Step 1) Use the explanation I gave on the first post, (where we create a temporary container just to copy the drivers to the usr directory of the emby container)
Step 2) A few comments later, I explained how to create an autorun script that will run on boot and I even posted an example: 

Step 3) Add those lines somewhere before running docker compose or portainer or whatever you use to run your emby docker image.

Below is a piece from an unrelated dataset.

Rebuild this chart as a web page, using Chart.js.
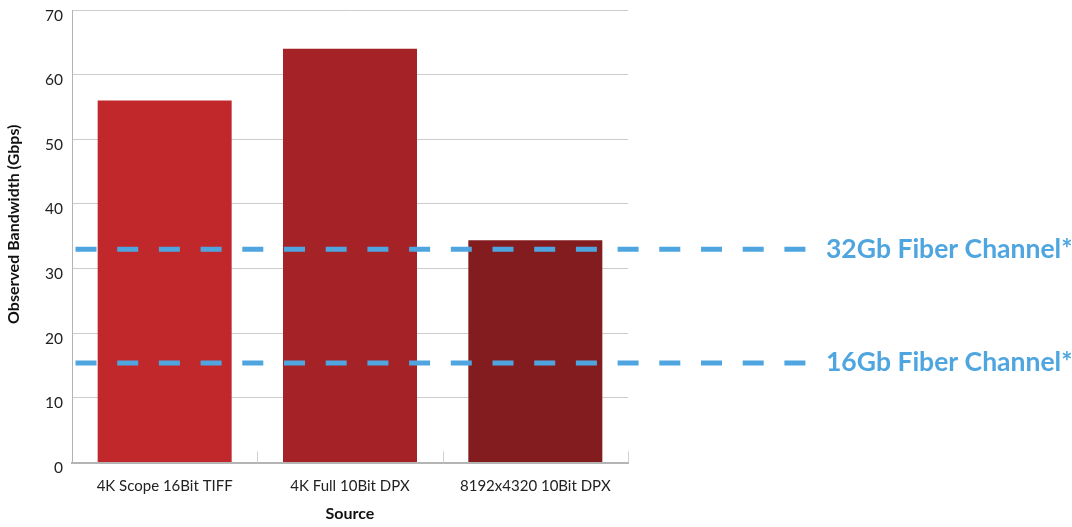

And that's it!
 

One thing to take into account is that the autorun.sh I proposed there is just a rough example that used to work for me, but you should be able to create one of your own or modify that one to make it work for you.  DO NOT COPY THAT FILE AS IS because it won't work, for starters, it has a backup routine that points to my directories and docker-compose no longer works on the newer versions (as it is now docker compose).  The method used to run that autorun.sh and the general structure of that autorun.sh is correct though.  Most importantly, if you really don't know what you are doing, it is maybe not the best idea to run stuff on startup because you might break stuff that you don't really know how to fix, so be very careful.

 

Hope this helps!

 

QUICK EDIT: Have you made sure that your drivers are properly installed? This applies specifically to the latest versions of QuTS Hero and it might be the case that you updated to another version and your driver is just broken and need to be reinstalled, as I mentioned on a previous comment.  Have you tried running those two lines through the CLI and restarting the emby container to check if transcoding works before deciding to add that to a startup script?